The great move up in foreign stocks, aided largely by a falling dollar, but also by a valuation gap, began in early 2003, the year investors put 5 times as much money in U.S. stock funds as foreign stock funds, and ended in 2007. Needless to say, fund investors as a group did not make much money in foreign stock funds in the 2000s. Their timing was off. 

As long-term followers of our model portfolios know, we largely got out of foreign funds by mid-2007, a process we began in the mid-decade as investors piled into those same funds. You can follow this era in our thinking through our online commentary history.

This new narrative of American Destitutism (as opposed to Exceptionalism) explains why many fund investors have remained enthusiastic about foreign stock funds, adding about $30 billion in 2009, and $40 billion so far in 2010. While this is peanuts compared to the $180 billion or so going into bond funds this year, when combined with previous years, it's enough to give foreign stock funds a greater share of the retirement savings pie.

The Dodge & Cox International fund (DODIX) passed Dodge & Cox Stock (DODFX) in assets. Both have around $40 billion, but Dodge & Cox Stock was launched in the 1960s, and Dodge & Cox International Stock didn't appear until mid-2001 (we recommended it back then).
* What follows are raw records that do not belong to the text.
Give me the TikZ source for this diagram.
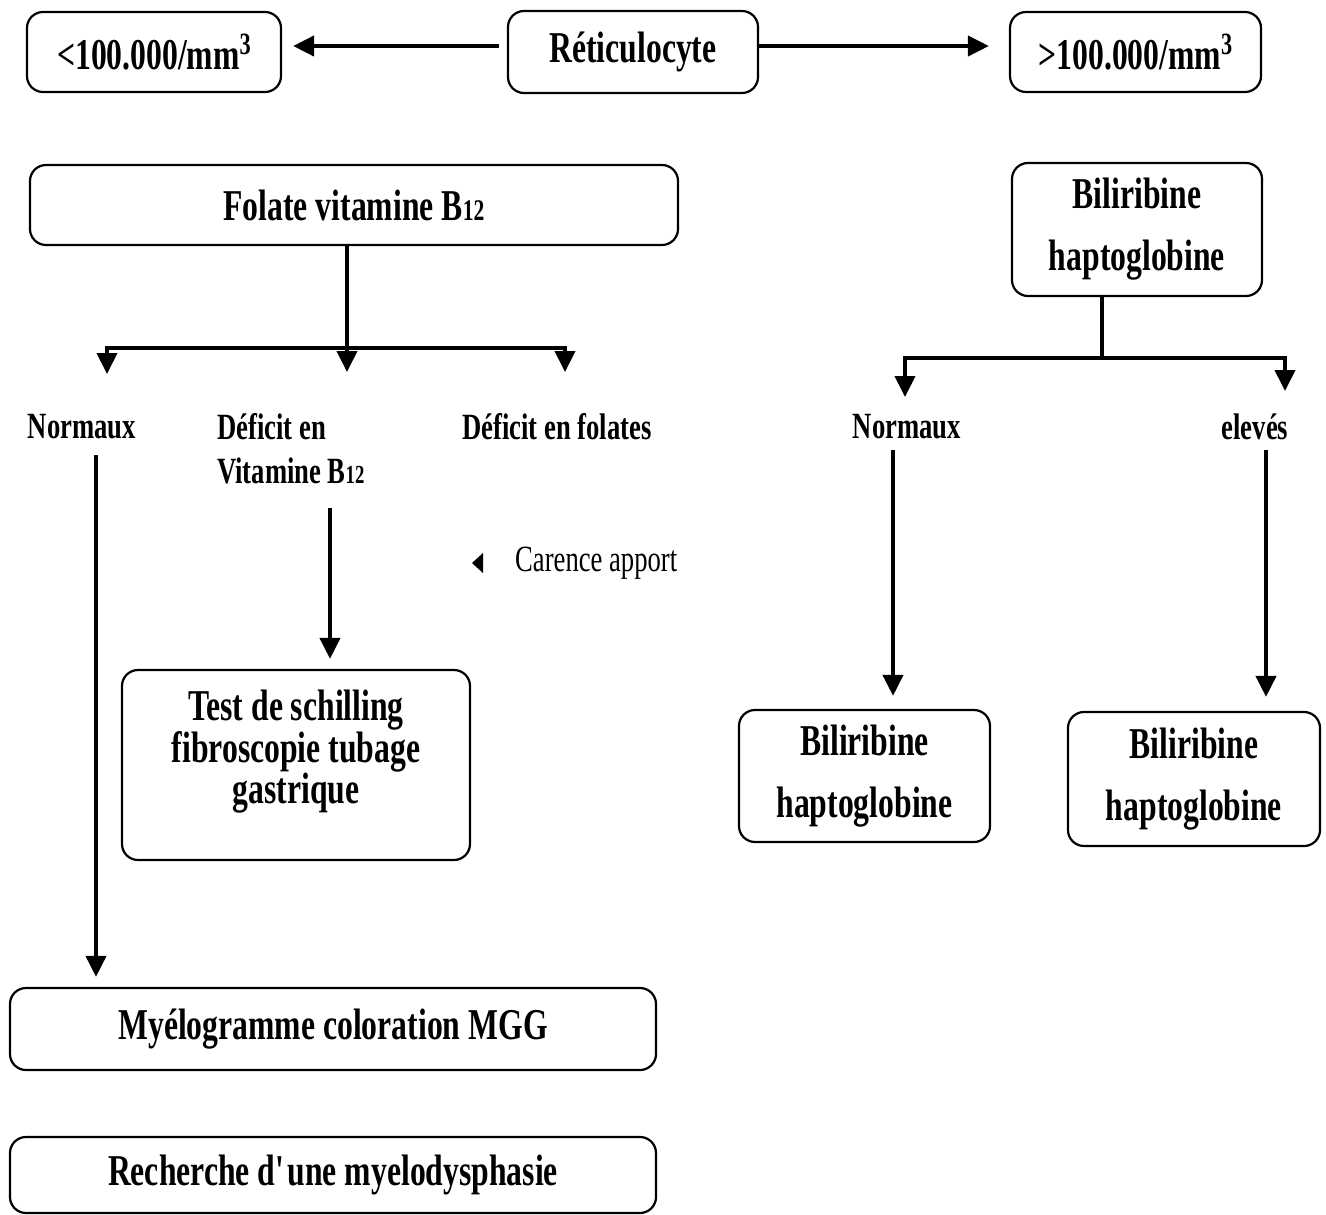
\documentclass[tikz,border=0pt]{standalone}
\usepackage{fontspec}
\setmainfont{Liberation Serif}[FakeStretch=0.72]
\usetikzlibrary{arrows.meta}
\newcommand\bxf{\fontsize{44}{50}\selectfont\bfseries}
\newcommand\bxff{\fontsize{44}{62}\selectfont\bfseries}
\newcommand\bxft{\fontsize{44}{40}\selectfont\bfseries}
\newcommand\lbf{\fontsize{37}{44}\selectfont\bfseries}
\newcommand\sbx[1]{{\fontsize{30}{30}\selectfont #1}}
\newcommand\sbl[1]{{\fontsize{26}{26}\selectfont #1}}
\newcommand\supthree{\raisebox{0.33em}{\fontsize{31}{31}\selectfont 3}}
\begin{document}
\begin{tikzpicture}[x=1pt,y=-1pt,
 box/.style={draw, line width=2.2pt, rounded corners=16pt, inner sep=0pt, align=center, font=\bxf},
 lab/.style={inner sep=0pt, font=\lbf, align=left},
 conn/.style={line width=4pt},
 arr/.style={line width=4pt, -{Triangle[length=21pt,width=20pt]}}]
\useasboundingbox (0,0) rectangle (1326,1215);
% top row
\node[box, minimum width=254pt, minimum height=80pt] (lo) at (154,52) {<100.000/mm\supthree};
\node[box, minimum width=250pt, minimum height=82pt] (ret) at (633,52) {Réticulocyte};
\node[box, minimum width=251pt, minimum height=80pt] (hi) at (1135.5,52) {>100.000/mm\supthree};
\draw[arr] ([xshift=-8pt,yshift=6pt]ret.west) -- ([xshift=11pt,yshift=6pt]lo.east);
\draw[arr] ([yshift=6pt]ret.east) -- ([xshift=-20pt,yshift=6pt]hi.west);
% left branch
\node[box, minimum width=648pt, minimum height=80pt] (fol) at (354,205) {Folate vitamine B\sbx{12}};
\coordinate (j1) at (347,348);
\coordinate (tn1) at (107,374);
\coordinate (tv1) at (347,372);
\coordinate (tf1) at (565,372);
\draw[arr] (fol.south -| j1) -- (tv1);
\draw[arr] (j1) -| (tn1);
\draw[arr] (j1) -| (tf1);
\node[lab] (n1) at (82,427) {Normaux};
\node[lab, anchor=west] (dv) at (217,449) {Déficit en\\Vitamine B\sbl{12}};
\node[lab] (df) at (557,427) {Déficit en folates};
\node[box, minimum width=646pt, minimum height=82pt] (my) at (333,1029) {Myélogramme coloration MGG};
\node[box, minimum width=646pt, minimum height=76pt] (rec) at (333,1175) {Recherche d\textquotesingle une myelodysphasie};
\coordinate (s1) at (96,455);
\draw[arr, shorten >=10pt] (s1) -- (s1 |- my.north);
\node[box, minimum width=348pt, minimum height=190pt] (test) at (296,765) {};
\node[inner sep=0pt, align=center, font=\bxft] (testT) at (296,752) {Test de schilling\\fibroscopie tubage\\gastrique};
\coordinate (s2) at (330,508);
\draw[arr, shorten >=10pt] (s2) -- (s2 |- test.north);
\fill (483,553) -- (472,563) -- (483,573) -- cycle;
\node[anchor=west, inner sep=0pt, font=\fontsize{37}{44}\selectfont] (car) at (515,563) {Carence apport};
% right branch
\node[box, font=\bxff, minimum width=250pt, minimum height=133pt] (b1) at (1137,229.5) {Biliribine\\haptoglobine};
\coordinate (j2) at (1102,358);
\coordinate (tn2) at (905,397);
\coordinate (te2) at (1285,391);
\draw[conn] (b1.south -| j2) -- (j2);
\draw[arr] (j2) -| (tn2);
\draw[arr] (j2) -| (te2);
\node[lab] (n2) at (907,427) {Normaux};
\node[lab] (el) at (1255,427) {elevés};
\node[box, font=\bxff, minimum width=251pt, minimum height=132pt] (b2) at (864.5,776) {Biliribine\\haptoglobine};
\node[box, font=\bxff, minimum width=252pt, minimum height=134pt] (b3) at (1194,779) {Biliribine\\haptoglobine};
\coordinate (s3) at (893,450);
\draw[arr, shorten >=13pt] (s3) -- (s3 |- b2.north);
\coordinate (s4) at (1266,450);
\draw[arr, shorten >=14pt] (s4) -- (s4 |- b3.north);
\end{tikzpicture}
\end{document}
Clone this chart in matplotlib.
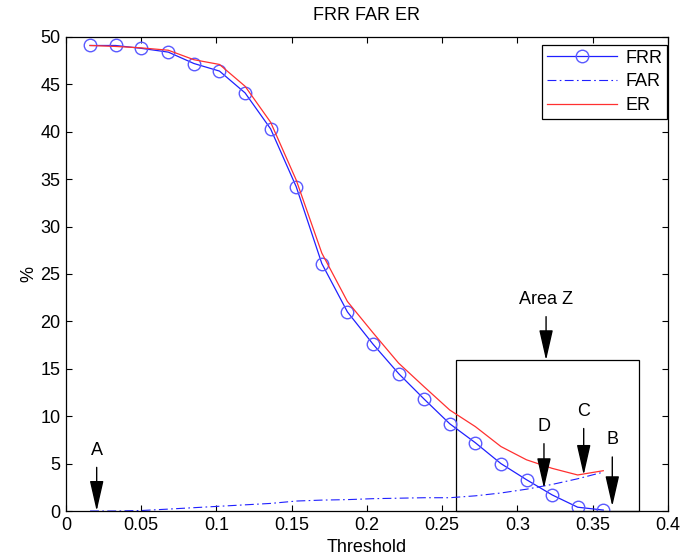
import matplotlib
matplotlib.use('Agg')
import matplotlib.pyplot as plt
#-----------------------------------------------------------------------------------------------------------------------
# Data
threshold = [0.016, 0.033, 0.050, 0.068, 0.085, 0.102, 0.119, 0.136, 0.153, 0.170, 0.187,
             0.204, 0.221, 0.238, 0.255, 0.272, 0.289, 0.306, 0.323, 0.340, 0.357]
frr = [49.1, 49.1, 48.8, 48.4, 47.2, 46.4, 44.1, 40.3, 34.2, 26.1, 21.0,
       17.6, 14.5, 11.8, 9.2, 7.2, 5.0, 3.3, 1.7, 0.4, 0.1]
far = [0.0, 0.0, 0.05, 0.2, 0.35, 0.5, 0.65, 0.8, 1.05, 1.15, 1.2,
       1.3, 1.35, 1.4, 1.4, 1.6, 1.9, 2.3, 2.8, 3.4, 4.1]
er = [49.1, 49.0, 48.85, 48.6, 47.6, 47.1, 44.8, 41.0, 34.9, 27.2, 22.1,
      18.8, 15.6, 13.1, 10.65, 8.9, 6.8, 5.4, 4.5, 3.8, 4.25]

# annotations: label, text position, arrow tip
ann_labels = ['A', 'D', 'C', 'B', 'Area Z']
ann_text = [(0.0204, 5.5), (0.3176, 8.0), (0.344, 9.6), (0.363, 6.6), (0.319, 21.4)]
ann_tip = [(0.0204, 0.0), (0.3176, 2.4), (0.344, 3.8), (0.363, 0.5), (0.319, 15.9)]

zone_x = [0.259, 0.381]
zone_y = [0.0, 15.9]

x_ticks = [0, 0.05, 0.1, 0.15, 0.2, 0.25, 0.3, 0.35, 0.4]
x_tick_labels = ['0', '0.05', '0.1', '0.15', '0.2', '0.25', '0.3', '0.35', '0.4']
y_ticks = list(range(0, 51, 5))
#-----------------------------------------------------------------------------------------------------------------------
plt.rcParams['font.family'] = ['Liberation Sans', 'DejaVu Sans']
plt.rcParams['font.size'] = 13

fig = plt.figure(figsize=(6.83, 5.6), dpi=100)
ax = fig.add_axes([0.0966, 0.0875, 0.8814, 0.8465])

ax.plot(threshold, frr, color='#2020ff', lw=0.9, marker='o', markersize=9,
        markerfacecolor='none', markeredgecolor='#5a5aff', markeredgewidth=1.0, label='FRR')
ax.plot(threshold, far, color='#2020ff', lw=0.8, linestyle=(0, (8, 3, 1.5, 3)), label='FAR')
ax.plot(threshold, er, color='#ff3030', lw=0.9, label='ER')

# Area Z box
ax.add_patch(plt.Rectangle((zone_x[0], zone_y[0]), zone_x[1]-zone_x[0], zone_y[1]-zone_y[0],
                           fill=False, edgecolor='k', lw=0.9, clip_on=False))

for k in range(len(ann_labels)):
    tx, ty = ann_text[k]
    px, py = ann_tip[k]
    ax.text(tx, ty, ann_labels[k], ha='center', va='bottom', fontsize=13)
    ax.annotate('', xy=(px, py), xytext=(tx, ty - 0.9),
                arrowprops=dict(arrowstyle='-|>,head_length=1.45,head_width=0.33', color='k',
                                lw=1.0, shrinkA=0, shrinkB=0),
                annotation_clip=False)

ax.set_xlim(0, 0.4)
ax.set_ylim(0, 50)
ax.set_xticks(x_ticks)
ax.set_xticklabels(x_tick_labels)
ax.set_yticks(y_ticks)
ax.tick_params(direction='in', length=4, width=0.8, top=True, right=True, labelsize=13, pad=4)
for s in ax.spines.values():
    s.set_linewidth(0.9)

ax.set_title('FRR FAR ER', fontsize=13, pad=12)
ax.set_xlabel('Threshold', fontsize=13, labelpad=4)
ax.set_ylabel('%', fontsize=13, labelpad=2)

leg = ax.legend(loc='upper right', bbox_to_anchor=(0.998, 0.983), borderaxespad=0, fancybox=False,
                framealpha=1, edgecolor='k', fontsize=13, handlelength=3.9, borderpad=0.25,
                labelspacing=0.38, handletextpad=0.45)
leg.get_frame().set_linewidth(0.9)

fig.savefig('out.png', dpi=100)
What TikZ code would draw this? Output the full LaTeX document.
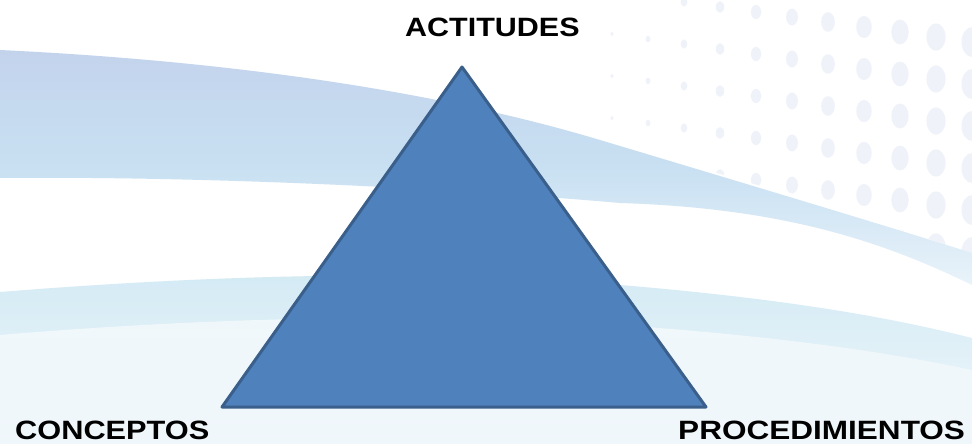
\documentclass[tikz,border=0pt]{standalone}
\usepackage{fontspec}
\setmainfont{Liberation Sans}
\definecolor{trifill}{HTML}{4F81BD}
\definecolor{triedge}{HTML}{3A5F8B}
\definecolor{bandtop}{HTML}{C3D3EC}
\definecolor{bandmid}{HTML}{C8E0F2}
\definecolor{bandbot}{HTML}{E9F3FA}
\definecolor{lowtop}{HTML}{D3EAF4}
\definecolor{lowbot}{HTML}{F0F7FB}
\definecolor{dotc}{HTML}{CDD8EE}
\tikzset{
  lbl/.style={font=\fontsize{26.5}{30}\selectfont\bfseries, text=black, inner sep=0pt, anchor=base west},
  tri/.style={fill=trifill, draw=triedge, line width=3pt, line join=round}
}
\begin{document}
\begin{tikzpicture}[x=1pt,y=-1pt]
\useasboundingbox (0,0) rectangle (972,444);
\fill[white] (0,0) rectangle (972,444);
% dots pattern upper right
\begin{scope}
\clip (600,0) -- (972,0) -- (972,253) .. controls (900,230) and (750,180) .. (600,140) -- cycle;
\foreach \i in {0,...,10}{
  \foreach \j in {0,...,6}{
    \fill[dotc, opacity=0.3] ({612+\i*36},{-8+\j*42+\i*5}) ellipse ({1.5+\i*0.9} and {2+\i*1.3});
  }
}
\end{scope}
% upper band
\shade[top color=bandtop, bottom color=bandbot, middle color=bandmid]
  (0,50) .. controls (250,62) and (450,95) .. (600,140) .. controls (750,185) and (900,230) .. (972,253)
  -- (972,285) .. controls (880,240) and (780,208) .. (620,203) .. controls (450,188) and (200,176) .. (0,178) -- cycle;
% lower band
\shade[top color=lowtop, bottom color=lowbot]
  (0,292) .. controls (200,276) and (420,268) .. (620,285) .. controls (800,300) and (900,320) .. (972,338)
  -- (972,444) -- (0,444) -- cycle;
\shade[top color=white, bottom color=lowbot, opacity=0.6]
  (0,335) .. controls (200,318) and (420,312) .. (620,325) .. controls (800,338) and (900,355) .. (972,370)
  -- (972,444) -- (0,444) -- cycle;
% triangle
\coordinate (apex) at (462,67);
\coordinate (bl) at (222,407);
\coordinate (br) at (706,407);
\draw[tri] (apex) -- (br) -- (bl) -- cycle;
% labels
\node[lbl, xscale=1.15] (act) at (405,37) {ACTITUDES};
\node[lbl, xscale=1.16] (con) at (15,439) {CONCEPTOS};
\node[lbl, xscale=1.19] (pro) at (678,439) {PROCEDIMIENTOS};
\end{tikzpicture}
\end{document}
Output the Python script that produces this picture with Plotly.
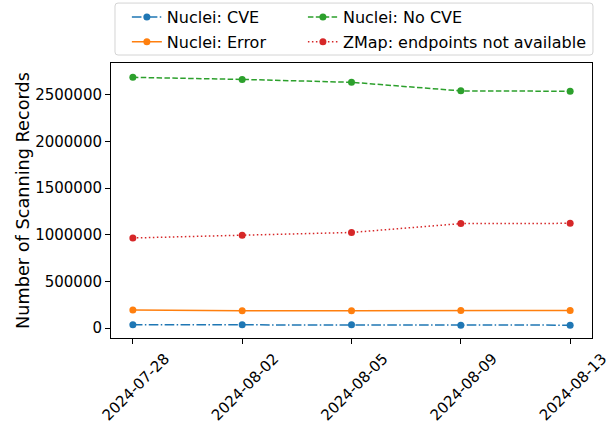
import plotly.graph_objects as go

dates = ["2024-07-28", "2024-08-02", "2024-08-05", "2024-08-09", "2024-08-13"]

nuclei_cve = [35000, 34000, 34000, 31000, 31000]
nuclei_error = [194000, 185000, 186000, 189000, 188000]
nuclei_no_cve = [2689000, 2667000, 2636000, 2544000, 2540000]
zmap_na = [966000, 996000, 1025000, 1120000, 1123000]

font = "DejaVu Sans"

fig = go.Figure()

# two columns, like matplotlib ncol=2
series = [
    ("Nuclei: CVE", nuclei_cve, "#1f77b4", "9.6px,2.4px,1.5px,2.4px", "legend"),
    ("Nuclei: Error", nuclei_error, "#ff7f0e", "solid", "legend"),
    ("Nuclei: No CVE", nuclei_no_cve, "#2ca02c", "5.5px,2.4px", "legend2"),
    ("ZMap: endpoints not available", zmap_na, "#d62728", "1.5px,2.5px", "legend2"),
]
for name, vals, color, dash, leg in series:
    fig.add_trace(
        go.Scatter(x = dates,
                y = vals,
                name = name,
                legend = leg,
                legendgroup = name,
                mode = "lines+markers",
                line = dict(color = color, width = 1.5, dash = dash),
                marker = dict(color = color, size = 7)))

leg_common = dict(orientation = "v", yref = "container", y = 1.0, yanchor = "top",
                  font = dict(size = 16), bgcolor = "rgba(0,0,0,0)", borderwidth = 0,
                  tracegroupgap = 1)

# rounded legend frame (paper coords, ~3px corners)
x0, x1, y0, y1 = 0.0083, 1.002, 1.029, 1.218
rx, ry = 3 / 481, 3 / 275
frame = (f"M {x0 + rx},{y0} L {x1 - rx},{y0} Q {x1},{y0} {x1},{y0 + ry} "
         f"L {x1},{y1 - ry} Q {x1},{y1} {x1 - rx},{y1} "
         f"L {x0 + rx},{y1} Q {x0},{y1} {x0},{y1 - ry} "
         f"L {x0},{y0 + ry} Q {x0},{y0} {x0 + rx},{y0} Z")

fig.update_layout(
    width = 611,
    height = 423,
    margin = dict(l = 111, r = 19, t = 63, b = 85),
    paper_bgcolor = "white",
    plot_bgcolor = "white",
    font = dict(family = font, color = "black", size = 15),
    showlegend = True,
    legend = dict(leg_common, x = 0.033, xanchor = "left"),
    legend2 = dict(leg_common, x = 0.399, xanchor = "left"),
    shapes = [dict(type = "path", path = frame, xref = "paper", yref = "paper",
                   line = dict(color = "#d4d4d4", width = 1), layer = "below")],
    xaxis = dict(type = "category", range = [-0.2, 4.2], tickangle = -45, automargin = False,
                 showline = True, linecolor = "black", linewidth = 1, mirror = True,
                 ticks = "outside", ticklen = 5, tickcolor = "black",
                 ticklabelshift = 32, showgrid = False, zeroline = False,
                 tickfont = dict(size = 15)),
    yaxis = dict(range = [-107000, 2843000], tickvals = [0, 500000, 1000000, 1500000, 2000000, 2500000],
                 tickformat = "d", showline = True, linecolor = "black", linewidth = 1, mirror = True,
                 ticks = "outside", ticklen = 5, tickcolor = "black", automargin = False,
                 showgrid = False, zeroline = False, tickfont = dict(size = 15),
                 title = dict(text = "Number of Scanning Records", font = dict(size = 17.7), standoff = 0)),
)

# page body has a default 8px margin; drop it so the figure sits at the window corner
fig.write_html("out.html", config = {"displayModeBar": False},
               post_script = "document.body.style.margin = '0';")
DODIX also had $66 billion in 2006 when DODFX had around half as much. Both are now down from peak asset levels.

There's only one U.S. stock ETF in the top five ETFs as ranked by assets. Three of the top five ETFs by assets invest abroad, and one invests in gold.

Bottom line – U.S. stocks should continue to beat foreign stocks as long as investors favor foreign stocks. That doesn't mean you can’t lose 25% in a U.S. stock fund, but if you do, someone else will probably lose 35% in a foreign stock fund over the same period.

The primary areas of overinvestment remain emerging markets. Some foreign markets are more out of favor, notably perennial looser Japan and larger cap European stocks. 

We’re going to continue to focus mostly on U.S. stock funds. This much money movement can’t be right. Although we recently made good money in some larger-cap foreign stock funds that briefly lost investors’ confidence (as we did adding to some foreign holdings coming off the 2009 bottom in stocks last year when foreign funds fell harder than U.S. funds), we don’t expect to return to our old higher allocations in foreign stocks – notably in emerging market stocks - until we see fund investors favoring U.S. stocks over foreign stocks again. Don’t hold your breath.